Think about it -- when white people die from gun violence, the solution from the NRA and other extremely pro-gun people is that we should arm ourselves to protect ourselves (if they'd only have had guns in Sandy Hook elementary!). But when black people die from gun violence, there's nary a peep. As a popular twitter post put it, I don't recall gun advocates saying young black men should arm themselves in response to the Trayvon Martin shooting.

Because when the NRA and its ilk speak of guns for everyone, they don't actually mean guns for everyone. They mean guns for white people, just like their forefathers did when they wrote the Second Amendment.

4 comments:

revdj said...

Modern day Confederate apologists like to quote Robert E. Lee. They tend not to quote the Vice President of the Confederate States of America, Alexander Stephens.
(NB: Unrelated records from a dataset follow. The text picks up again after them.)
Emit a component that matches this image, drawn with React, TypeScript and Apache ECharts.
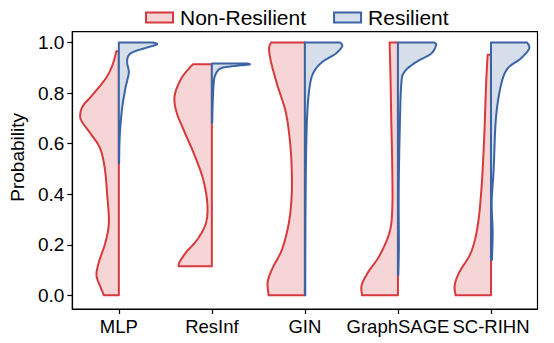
import React, { useEffect, useRef } from "react";
import * as echarts from "echarts";

const categories = ["MLP", "ResInf", "GIN", "GraphSAGE", "SC-RIHN"];
const seriesNames = ["Non-Resilient", "Resilient"];
const yTickValues = [0, 0.2, 0.4, 0.6, 0.8, 1.0];

// [probability, half-width in category units], ascending probability
const mlpNon = [[0, 0.16], [0.033, 0.197], [0.079, 0.24], [0.132, 0.214], [0.211, 0.143], [0.29, 0.107], [0.396, 0.125], [0.5, 0.15], [0.58, 0.2], [0.633, 0.29], [0.686, 0.395], [0.715, 0.415], [0.75, 0.385], [0.79, 0.29], [0.857, 0.143], [0.91, 0.07], [0.966, 0.026]];
const mlpRes = [[0.523, 0.003], [0.633, 0.01], [0.739, 0.035], [0.818, 0.07], [0.85, 0.09], [0.884, 0.107], [0.923, 0.089], [0.95, 0.107], [0.965, 0.17], [0.98, 0.3], [0.993, 0.41], [1.0, 0.37]];
const resinfNon = [[0.115, 0.357], [0.132, 0.347], [0.171, 0.275], [0.224, 0.15], [0.29, 0.061], [0.369, 0.05], [0.462, 0.096], [0.554, 0.186], [0.646, 0.293], [0.725, 0.38], [0.79, 0.4], [0.857, 0.33], [0.9, 0.24], [0.914, 0.203]];
const resinfRes = [[0.683, 0.004], [0.75, 0.008], [0.831, 0.018], [0.87, 0.035], [0.897, 0.09], [0.906, 0.21], [0.913, 0.4], [0.917, 0.38]];
const ginNon = [[0, 0.39], [0.053, 0.4], [0.106, 0.35], [0.185, 0.243], [0.29, 0.171], [0.396, 0.142], [0.5, 0.142], [0.607, 0.16], [0.725, 0.206], [0.831, 0.296], [0.923, 0.364], [0.976, 0.385], [1.0, 0.364]];
const ginRes = [[0, 0.004], [0.2, 0.005], [0.4, 0.008], [0.58, 0.014], [0.725, 0.026], [0.831, 0.053], [0.884, 0.096], [0.923, 0.186], [0.956, 0.33], [0.985, 0.4], [1.0, 0.38]];
const sageNon = [[0, 0.385], [0.04, 0.39], [0.092, 0.32], [0.158, 0.197], [0.25, 0.09], [0.343, 0.061], [0.5, 0.061], [0.7, 0.072], [0.897, 0.082], [1.0, 0.09]];
const sageRes = [[0.08, 0.004], [0.2, 0.01], [0.4, 0.008], [0.633, 0.018], [0.831, 0.035], [0.884, 0.07], [0.923, 0.196], [0.956, 0.356], [0.99, 0.41], [1.0, 0.39]];
const scrihnNon = [[0, 0.38], [0.04, 0.39], [0.092, 0.34], [0.171, 0.214], [0.277, 0.142], [0.435, 0.1], [0.633, 0.072], [0.831, 0.053], [0.952, 0.036]];
const scrihnRes = [[0.14, 0.01], [0.25, 0.018], [0.37, 0.008], [0.5, 0.029], [0.7, 0.053], [0.831, 0.107], [0.897, 0.178], [0.937, 0.32], [0.976, 0.41], [1.0, 0.39]];

const nonProfiles = [mlpNon, resinfNon, ginNon, sageNon, scrihnNon];
const resProfiles = [mlpRes, resinfRes, ginRes, sageRes, scrihnRes];

const RED = "#d63a3d";
const RED_FILL = "#f5d5d6";
const BLUE = "#3b64a5";
const BLUE_FILL = "#d6deea";
const FONT = "Liberation Sans, Arial, Helvetica, sans-serif";

function catmull(pts: number[][], steps = 8): number[][] {
  if (pts.length < 3) return pts;
  const out: number[][] = [];
  for (let i = 0; i < pts.length - 1; i++) {
    const p0 = pts[Math.max(0, i - 1)];
    const p1 = pts[i];
    const p2 = pts[i + 1];
    const p3 = pts[Math.min(pts.length - 1, i + 2)];
    for (let s = 0; s < steps; s++) {
      const t = s / steps;
      const t2 = t * t;
      const t3 = t2 * t;
      const f = (a: number, b: number, c: number, d: number) =>
        0.5 * (2 * b + (-a + c) * t + (2 * a - 5 * b + 4 * c - d) * t2 + (-a + 3 * b - 3 * c + d) * t3);
      out.push([f(p0[0], p1[0], p2[0], p3[0]), f(p0[1], p1[1], p2[1], p3[1])]);
    }
  }
  out.push(pts[pts.length - 1]);
  return out;
}

function makeRender(profiles: number[][][], side: number, stroke: string, fill: string) {
  return (params: any, api: any) => {
    const i = params.dataIndex;
    const prof = profiles[i];
    const center = api.coord([i, 0])[0];
    const band = api.size([1, 0])[0];
    const curve = prof.map(([v, w]) => {
      const y = api.coord([i, v])[1];
      return [center + side * w * band, y];
    });
    const smooth = catmull(curve, 10);
    const yTop = api.coord([i, prof[prof.length - 1][0]])[1];
    const yBot = api.coord([i, prof[0][0]])[1];
    const points = [...smooth, [center, yTop], [center, yBot]];
    return {
      type: "polygon",
      shape: { points },
      style: { fill, stroke, lineWidth: 2, lineJoin: "round" },
    };
  };
}

export default function App() {
  const ref = useRef<HTMLDivElement>(null);
  useEffect(() => {
    if (!ref.current) return;
    const chart = echarts.init(ref.current, null, { renderer: "svg" });
    chart.setOption({
      animation: false,
      textStyle: { fontFamily: FONT },
      legend: {
        data: seriesNames,
        left: 140,
        top: 2,
        icon: "rect",
        itemWidth: 27,
        itemHeight: 10,
        itemGap: 27,
        textStyle: { fontSize: 21, color: "#000", fontFamily: FONT, padding: [0, 0, 0, 2] },
      },
      grid: {
        left: 70,
        right: 16.5,
        top: 31.7,
        bottom: 34,
        show: true,
        borderColor: "#000",
        borderWidth: 1.2,
        backgroundColor: "transparent",
      },
      xAxis: {
        type: "category",
        data: categories,
        boundaryGap: true,
        axisLine: { show: true, onZero: false, lineStyle: { color: "#000", width: 1.2 } },
        axisTick: { show: true, alignWithLabel: true, interval: 0, length: 5, lineStyle: { color: "#000", width: 1.2 } },
        axisLabel: { fontSize: 18.5, color: "#000", margin: 8, interval: 0, hideOverlap: false, fontFamily: FONT },
        splitLine: { show: false },
      },
      yAxis: {
        type: "value",
        min: -0.054,
        max: 1.043,
        name: "Probability",
        nameLocation: "middle",
        nameGap: 38,
        nameRotate: 90,
        nameTextStyle: { fontSize: 19, color: "#000", fontFamily: FONT, padding: [0, 0, 0, 26] },
        axisLine: { show: true, lineStyle: { color: "#000", width: 1.2 } },
        axisTick: { show: true, length: 5, customValues: yTickValues, lineStyle: { color: "#000", width: 1.2 } },
        axisLabel: {
          fontSize: 19,
          color: "#000",
          margin: 8,
          fontFamily: FONT,
          customValues: yTickValues,
          formatter: (v: number) => v.toFixed(1),
        },
        splitLine: { show: false },
      },
      series: [
        {
          name: seriesNames[0],
          type: "custom",
          data: categories.map((_, i) => [i, 0]),
          encode: { x: 0, y: 1 },
          itemStyle: { color: RED_FILL, borderColor: RED, borderWidth: 2 },
          renderItem: makeRender(nonProfiles, -1, RED, RED_FILL),
        },
        {
          name: seriesNames[1],
          type: "custom",
          data: categories.map((_, i) => [i, 0]),
          encode: { x: 0, y: 1 },
          itemStyle: { color: BLUE_FILL, borderColor: BLUE, borderWidth: 2 },
          renderItem: makeRender(resProfiles, 1, BLUE, BLUE_FILL),
        },
      ],
    });
    return () => chart.dispose();
  }, []);
  return <div ref={ref} style={{ width: 554, height: 343, position: "absolute", left: 0, top: 0 }} />;
}
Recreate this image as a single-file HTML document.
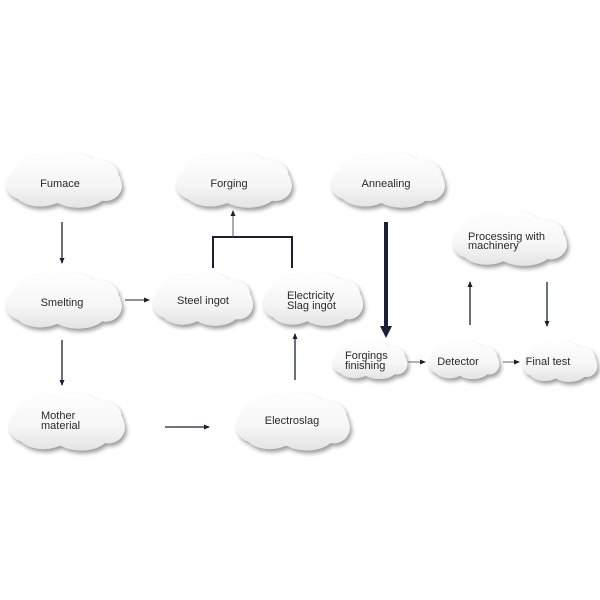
<!DOCTYPE html>
<html><head><meta charset="utf-8"><style>
html,body{margin:0;padding:0;background:#fff;width:600px;height:600px;overflow:hidden}
svg{display:block}
text{font-family:"Liberation Sans",Arial,sans-serif;font-size:11px;fill:#2a2a2a}
</style></head><body>
<svg id="s" width="600" height="600" viewBox="0 0 600 600" xmlns="http://www.w3.org/2000/svg">
<defs id="defs">
<filter id="sh" x="-20%" y="-20%" width="150%" height="160%">
<feGaussianBlur in="SourceAlpha" stdDeviation="2.2"/>
<feOffset dx="2" dy="3" result="b"/>
<feComponentTransfer><feFuncA type="linear" slope="0.4"/></feComponentTransfer>
<feMerge><feMergeNode/><feMergeNode in="SourceGraphic"/></feMerge>
</filter>
<marker id="a" markerWidth="6" markerHeight="6" refX="5" refY="3" orient="auto" markerUnits="userSpaceOnUse"><path d="M0,0.5 L6,3 L0,5.5z" fill="#1a1f3a"/></marker>
</defs>
<g id="clouds"></g>
<g stroke="#1a1f3a" fill="none">
<line x1="62" y1="222" x2="62" y2="263" stroke-width="1.3" marker-end="url(#a)"/>
<line x1="62" y1="340" x2="62" y2="385" stroke-width="1.3" marker-end="url(#a)"/>
<line x1="125" y1="300" x2="149" y2="300" stroke-width="1" marker-end="url(#a)"/>
<line x1="165" y1="427" x2="209" y2="427" stroke-width="1.3" marker-end="url(#a)"/>
<line x1="295" y1="380" x2="295" y2="334" stroke-width="1.3" marker-end="url(#a)"/>
<polyline points="213,268 213,237 292,237 292,268" stroke-width="2"/>
<line x1="233" y1="237" x2="233" y2="211" stroke="#555" stroke-width="1" marker-end="url(#a)"/>
<line x1="386" y1="222" x2="386" y2="328" stroke-width="4"/>
<path d="M380,326 L392,326 L386,338z" fill="#1a1f3a" stroke="none"/>
<line x1="408" y1="362" x2="425" y2="362" stroke="#666" stroke-width="1" marker-end="url(#a)"/>
<line x1="503" y1="362" x2="519" y2="362" stroke="#666" stroke-width="1" marker-end="url(#a)"/>
<line x1="470" y1="325" x2="470" y2="282" stroke-width="1.3" marker-end="url(#a)"/>
<line x1="547" y1="282" x2="547" y2="326" stroke-width="1.3" marker-end="url(#a)"/>
</g>
<g id="labels">
<text x="60" y="187" text-anchor="middle">Fumace</text>
<text x="229" y="187" text-anchor="middle">Forging</text>
<text x="386" y="187" text-anchor="middle">Annealing</text>
<text x="62" y="306" text-anchor="middle">Smelting</text>
<text x="203" y="304" text-anchor="middle">Steel ingot</text>
<text x="287" y="299">Electricity</text>
<text x="287" y="309">Slag ingot</text>
<text x="41" y="419">Mother</text>
<text x="41" y="429">material</text>
<text x="292" y="424" text-anchor="middle">Electroslag</text>
<text x="468" y="240">Processing with</text>
<text x="468" y="249">machinery</text>
<text x="345" y="359">Forgings</text>
<text x="345" y="369">finishing</text>
<text x="458" y="365" text-anchor="middle">Detector</text>
<text x="548" y="365" text-anchor="middle">Final test</text>
</g>
</svg>
<script>
var C=[[5,150,118,62],[175,150,118,62],[330,150,116,62],[5,270,118,63],[152,270,102,60],[262,270,102,60],[8,390,118,65],[235,390,116,65],[452,210,116,60],[332,340,76,42],[428,340,72,42],[522,340,76,45]];
var g=document.getElementById('clouds'),defs=document.getElementById('defs'),ns='http://www.w3.org/2000/svg';
C.forEach(function(c,i){
 var x=c[0],y=c[1],w=c[2],h=c[3];
 var lg=document.createElementNS(ns,'linearGradient');lg.setAttribute('id','g'+i);lg.setAttribute('gradientUnits','userSpaceOnUse');
 lg.setAttribute('x1',0);lg.setAttribute('y1',y);lg.setAttribute('x2',0);lg.setAttribute('y2',y+h);
 [['0','#ffffff'],['0.55','#f6f6f6'],['1','#e0e0e0']].forEach(function(s){var st=document.createElementNS(ns,'stop');st.setAttribute('offset',s[0]);st.setAttribute('stop-color',s[1]);lg.appendChild(st);});
 defs.appendChild(lg);
 var grp=document.createElementNS(ns,'g');grp.setAttribute('filter','url(#sh)');grp.setAttribute('fill','url(#g'+i+')');
 function e(cx,cy,rx,ry){var el=document.createElementNS(ns,'ellipse');el.setAttribute('cx',cx);el.setAttribute('cy',cy);el.setAttribute('rx',rx);el.setAttribute('ry',ry);grp.appendChild(el);}
 var cx=x+w/2,cy=y+h/2;
 e(cx,cy,w*0.48,h*0.36);
 e(x+w*0.3,y+h*0.36,w*0.22,h*0.28);
 e(x+w*0.55,y+h*0.32,w*0.24,h*0.28);
 e(x+w*0.76,y+h*0.4,w*0.2,h*0.25);
 e(x+w*0.15,y+h*0.55,w*0.14,h*0.25);
 e(x+w*0.85,y+h*0.58,w*0.14,h*0.24);
 e(x+w*0.3,y+h*0.66,w*0.22,h*0.25);
 e(x+w*0.62,y+h*0.68,w*0.24,h*0.25);
 g.appendChild(grp);
});
</script>
</body></html>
The prevailing ideas entertained by [Thomas Jefferson] and most of the leading statesmen at the time of the formation of the old constitution, were that the enslavement of the African was in violation of the laws of nature; that it was wrong in principle, socially, morally, and politically ... Those ideas, however, were fundamentally wrong. They rested upon the assumption of the equality of races. This was an error. It was a sandy foundation, and the government built upon it fell when the "storm came and the wind blew."

Our new government is founded upon exactly the opposite idea; its foundations are laid, its corner-stone rests, upon the great truth that the negro is not equal to the white man; that slavery subordination to the superior race is his natural and normal condition. This, our new government, is the first, in the history of the world, based upon this great physical, philosophical, and moral truth.

Andrea said...

Awesome blog. That is all.

jfwozniak said...

The fact that the constitution allowed slavery shows our founders compromised when necessary to allow the country to be formed. As you show, the second amendment was another compromise. It took the Civil War to "fix" slavery. Perhaps the increasing number of shootings will provide the motivation to "fix" the second amendment. One could only hope so.